The initiative is part of a large-scale project to explore new gas fields in Yamal, run by energy company Novatek, Russian media said. The land strips in the Barents Sea will be used to manufacture large-capacity maritime equipment for the liquefied natural gas (LNG) producing industry, including storage, shipping and maintenance facilities. The project will be funded by Kola Shipyard, with total costs estimated to reach over 25bn rubles ($433m). The Kola Yard was established in early 2015 as a subsidiary fully owned by Novatek. “This will pave the way for the creation of about 10,000 new jobs, increase tax revenues to budgets on all levels, attract investments to the region and develop new high-tech production capacities,” a press release from the federal government reads.
The potential LNG production on the Yamal Peninsula is estimated at 70 million tonnes a year. The arrangements are needed in connection with the development of the Kola Yard, Novatek’s new plant for construction of LNG modules. The islands will be located close to Novatek’s projected plant area in Belokamenka, a site on the western side of the Kola Bay in Murmansk Region. The first dry dock is expected to be commissioned in the first half of 2019. The new plant in Belokamenka will constitute a key element in Novatek’s development of the Arctic LNG-2, the company’s second liquified gas plant in the Arctic. The first one is currently being constructed as part of the Yamal LNG project. It has an annual capacity of 16.5 million tonnes.

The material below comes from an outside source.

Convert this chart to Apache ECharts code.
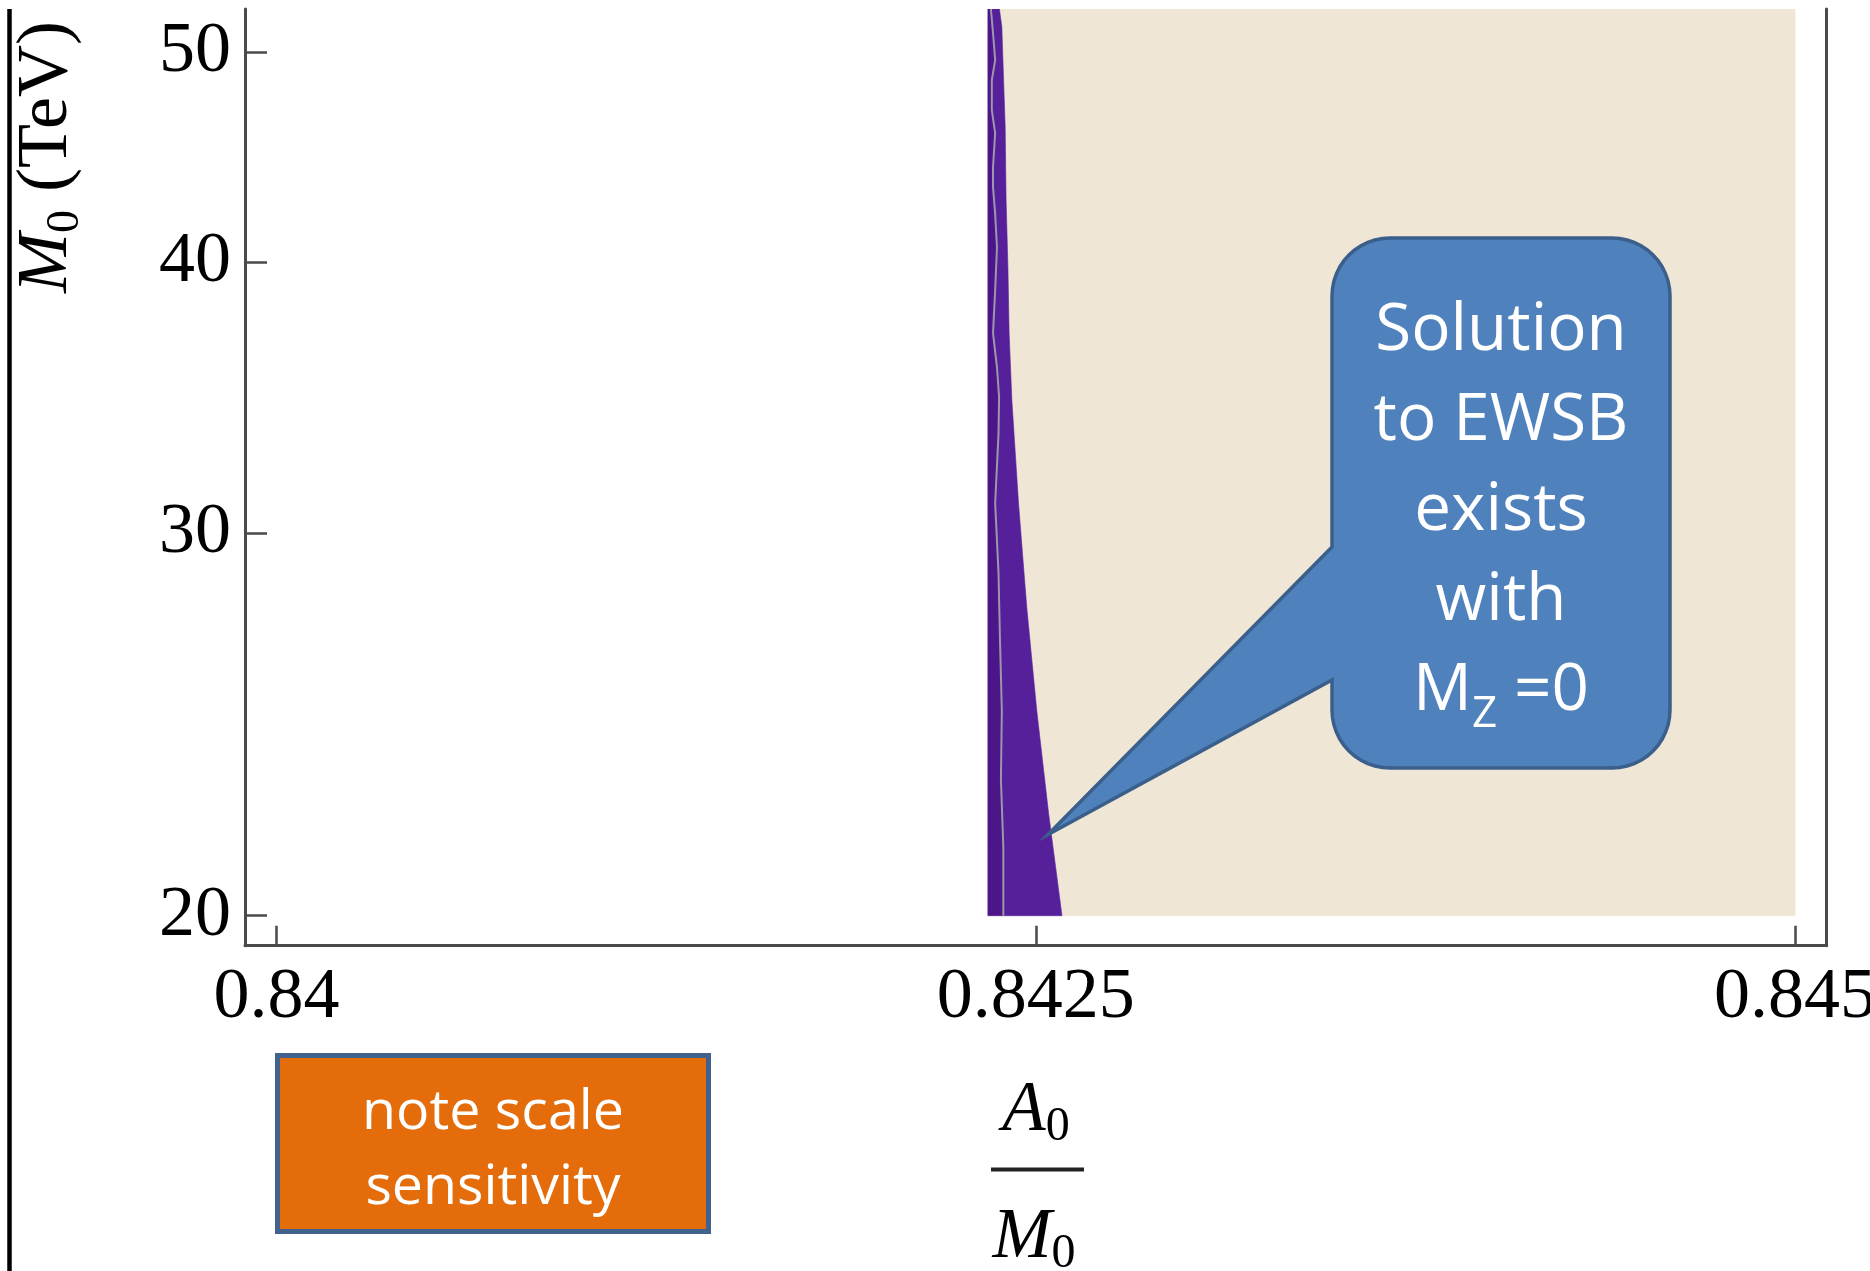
<!DOCTYPE html>
<html>
<head>
<meta charset="utf-8">
<script src="https://cdn.jsdelivr.net/npm/echarts@6/dist/echarts.min.js"></script>
<style>
  html, body { margin: 0; padding: 0; background: #ffffff; }
  #chart { width: 1870px; height: 1271px; }
</style>
</head>
<body>
<div id="chart"></div>
<script>
// ---- data -------------------------------------------------------------
// Right-hand boundary of the purple band: A0/M0 at each M0 (TeV)
const bandM0     = [20, 22.29, 24.86, 27.74, 30.97, 34.55, 37.1, 39.79, 42.72, 46.16, 48.88, 51.33, 52.32];
const bandRightA = [0.842586, 0.842542, 0.842503, 0.842470, 0.842443, 0.842421, 0.842412, 0.842408, 0.842402, 0.842399, 0.842393, 0.842388, 0.842380];
// Left-hand boundary of the purple band (vertical)
const bandLeftA = 0.842342;
// Right edge of the shaded solution region
const regionRightA = 0.845;

// Grey contour running through the purple band
const contourM0 = [20, 21.48, 23.11, 24.86, 26.76, 28.79, 30.97, 33.33, 34.66, 35.78, 37.1, 38.83, 40.64, 42.1, 43.3, 44.25, 45.87, 47.0, 48.52, 49.56, 51.0, 52.32];
const contourA  = [0.842393, 0.842393, 0.842385, 0.842388, 0.842382, 0.842377, 0.842366, 0.842377, 0.842379, 0.842372, 0.842359, 0.842366, 0.842372, 0.842366, 0.842359, 0.842359, 0.842366, 0.842355, 0.842355, 0.842366, 0.842359, 0.842352];

// Axis ticks
const xTicks = [0.84, 0.8425, 0.845];
const yTicks = [20, 30, 40, 50];

// Point the speech bubble aims at (A0/M0, M0)
const calloutTarget = [0.84254, 21.8];

// Annotation texts
const calloutLines = ['Solution', 'to EWSB', 'exists', 'with'];
const noteLines = ['note scale', 'sensitivity'];

// ---- derived geometry (data space) -------------------------------------
const bandRightPts = bandM0.map((m, i) => [bandRightA[i], m]);
const contourPts = contourM0.map((m, i) => [contourA[i], m]);
const yBottom = bandM0[0];
const yTop = bandM0[bandM0.length - 1];

const regions = [
  { // beige: solution exists
    color: '#F0E6D5',
    pts: bandRightPts.concat([[regionRightA, yTop], [regionRightA, yBottom]])
  },
  { // lighter purple part of the band
    color: '#55209A',
    pts: contourPts.concat(bandRightPts.slice().reverse())
  },
  { // darker purple strip at the left of the band
    color: '#4C1688',
    pts: [[bandLeftA, yBottom], [bandLeftA, yTop]].concat(contourPts.slice().reverse())
  }
];

const axisColor = '#4a4a4a';
const serif = 'Liberation Serif';
const sans = 'Open Sans';

const chart = echarts.init(document.getElementById('chart'), null, { renderer: 'canvas' });

chart.setOption({
  animation: false,
  backgroundColor: '#ffffff',
  grid: { left: 245, right: 43.3, top: 9, bottom: 325.3, containLabel: false, outerBoundsMode: 'none' },
  xAxis: {
    type: 'value',
    min: 0.839896,
    max: 0.845104,
    axisLine: { show: true, onZero: false, lineStyle: { color: axisColor, width: 3 } },
    axisTick: { show: true, inside: true, length: 20, customValues: xTicks, lineStyle: { color: axisColor, width: 2.5 } },
    axisLabel: {
      customValues: xTicks,
      formatter: v => String(v),
      fontFamily: serif, fontSize: 72, color: '#000', margin: 16
    },
    splitLine: { show: false }
  },
  yAxis: [{
    type: 'log',
    logBase: 10,
    min: 19.374,
    max: 52.32,
    axisLine: { show: true, onZero: false, lineStyle: { color: axisColor, width: 3 } },
    axisTick: { show: true, inside: true, length: 22, customValues: yTicks, lineStyle: { color: axisColor, width: 2.5 } },
    axisLabel: {
      customValues: yTicks,
      fontFamily: serif, fontSize: 72, color: '#000', margin: 14,
      padding: [0, 0, 12, 0]
    },
    splitLine: { show: false },
    minorTick: { show: false }
  }, {
    type: 'log',
    logBase: 10,
    position: 'right',
    min: 19.374,
    max: 52.32,
    axisLine: { show: true, onZero: false, lineStyle: { color: axisColor, width: 3 } },
    axisTick: { show: false },
    axisLabel: { show: false },
    splitLine: { show: false }
  }],
  series: [{
    type: 'custom',
    clip: true,
    silent: true,
    data: regions.map((r, i) => [bandLeftA, yBottom, i]),
    renderItem: function (params, api) {
      const r = regions[params.dataIndex];
      return {
        type: 'polygon',
        shape: { points: r.pts.map(p => api.coord(p)) },
        style: { fill: r.color, stroke: r.color, lineWidth: 0.6 }
      };
    },
    z: 1
  }, {
    type: 'line',
    data: contourPts,
    showSymbol: false,
    silent: true,
    lineStyle: { color: '#9E96AC', width: 2 },
    z: 3
  }]
});

// ---- annotations ---------------------------------------------------------
const tip = chart.convertToPixel({ gridIndex: 0 }, calloutTarget);

// speech bubble outline: rounded rectangle with a pointer on its left side
function bubblePoints(L, T, R, B, r, y1, y2, tx, ty) {
  const pts = [];
  const arc = (cx, cy, a0, a1) => {
    for (let k = 0; k <= 12; k++) {
      const a = (a0 + (a1 - a0) * k / 12) * Math.PI / 180;
      pts.push([cx + r * Math.cos(a), cy + r * Math.sin(a)]);
    }
  };
  arc(L + r, T + r, 180, 270);
  arc(R - r, T + r, 270, 360);
  arc(R - r, B - r, 0, 90);
  arc(L + r, B - r, 90, 180);
  pts.push([L, y2], [tx, ty], [L, y1]);
  return pts;
}

const bubble = bubblePoints(1332, 238, 1670, 768, 58, 547, 680, tip[0], tip[1]);

chart.setOption({
  graphic: [
    // slide divider at the far left
    { type: 'line', shape: { x1: 9.5, y1: 9, x2: 9.5, y2: 1271 }, style: { stroke: '#000', lineWidth: 4.5 }, z: 10 },
    // vertical axis title
    {
      type: 'text', x: 47, y: 157, rotation: Math.PI / 2, z: 10,
      style: {
        text: '{i|M}{s|0}{n| (TeV)}',
        align: 'center', verticalAlign: 'middle', fill: '#000',
        rich: {
          i: { fontFamily: serif, fontStyle: 'italic', fontSize: 72, lineHeight: 84, fill: '#000' },
          s: { fontFamily: serif, fontSize: 46, lineHeight: 46, verticalAlign: 'bottom', fill: '#000' },
          n: { fontFamily: serif, fontSize: 72, lineHeight: 84, fill: '#000' }
        }
      }
    },
    // horizontal axis title: A0 / M0 as a fraction
    {
      type: 'text', x: 1036, y: 1111, z: 10,
      style: {
        text: '{i|A}{s|0}',
        align: 'center', verticalAlign: 'middle', fill: '#000',
        rich: {
          i: { fontFamily: serif, fontStyle: 'italic', fontSize: 71, lineHeight: 80, fill: '#000' },
          s: { fontFamily: serif, fontSize: 48, lineHeight: 44, verticalAlign: 'bottom', fill: '#000' }
        }
      }
    },
    { type: 'line', shape: { x1: 991, y1: 1169.5, x2: 1084, y2: 1169.5 }, style: { stroke: '#222', lineWidth: 4 }, z: 10 },
    {
      type: 'text', x: 1034, y: 1238, z: 10,
      style: {
        text: '{i|M}{s|0}',
        align: 'center', verticalAlign: 'middle', fill: '#000',
        rich: {
          i: { fontFamily: serif, fontStyle: 'italic', fontSize: 71, lineHeight: 80, fill: '#000' },
          s: { fontFamily: serif, fontSize: 48, lineHeight: 46, verticalAlign: 'bottom', fill: '#000' }
        }
      }
    },
    // speech bubble
    {
      type: 'polygon', z: 20,
      shape: { points: bubble },
      style: { fill: '#4F81BD', stroke: '#3A5F8B', lineWidth: 3.5 }
    },
    {
      type: 'text', x: 1501, y: 511, z: 21,
      style: {
        text: calloutLines.map(s => '{a|' + s + '}').join('\n') + '\n{a|M}{z|Z}{a| =0}',
        align: 'center', verticalAlign: 'middle', fill: '#fff',
        rich: {
          a: { fontFamily: sans, fontSize: 65.5, lineHeight: 90, fill: '#fff' },
          z: { fontFamily: sans, fontSize: 44, lineHeight: 38, verticalAlign: 'bottom', fill: '#fff' }
        }
      }
    },
    // orange note box
    {
      type: 'rect', z: 20,
      shape: { x: 277.5, y: 1055.5, width: 431, height: 176 },
      style: { fill: '#E46C0A', stroke: '#41628F', lineWidth: 5 }
    },
    {
      type: 'text', x: 493, y: 1151, z: 21,
      style: {
        text: noteLines.join('\n'),
        align: 'center', verticalAlign: 'middle', fill: '#fff',
        fontFamily: sans, fontSize: 55.5, lineHeight: 75
      }
    }
  ]
});
</script>
</body>
</html>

LNG will be shipped on ice-class LNG tankers at the port of Sabetta and then transported via the Northern Sea Route. A total of 15 LNG tankers are planned to be constructed. The first was recently named after Christophe de Margerie, the former head of Total, who died in a plane crash at the Vnukovo airport in Moscow in 2014, Sputnik agency said.
The tankers can withstand temperatures of up to 61 degrees Fahrenheit below zero and navigate ice layers of up to two metres thick. They are capable of carrying over 172,000 cubic metres of LNG.
During the 2017 St. Petersburg International Economic Forum (SPIEF), held in June, Novatek signed a memorandum of understanding on an investing agreement with the Russian Commerce Ministry and the government of the Murmansk Region. "A centre to manufacture large-capacity maritime facilities would be very important to further explore the enormous resource potential of Russia’s Far North. Such a facility will increase the competitive ability of future LNG projects," Novatek CEO Leonid Mikhelson said. In turn, the Murmansk government said that investments in the region would reach over 50bn rubles ($866m). The initiative has a strategic investment project status, observers noted.
According to Russian Energy Minister Alexander Novak, after Yamal LNG starts operating at full capacity, gas exports from Russia will increase by 10% and Russia’s share in the global LNG market will expand to eight-nine percent.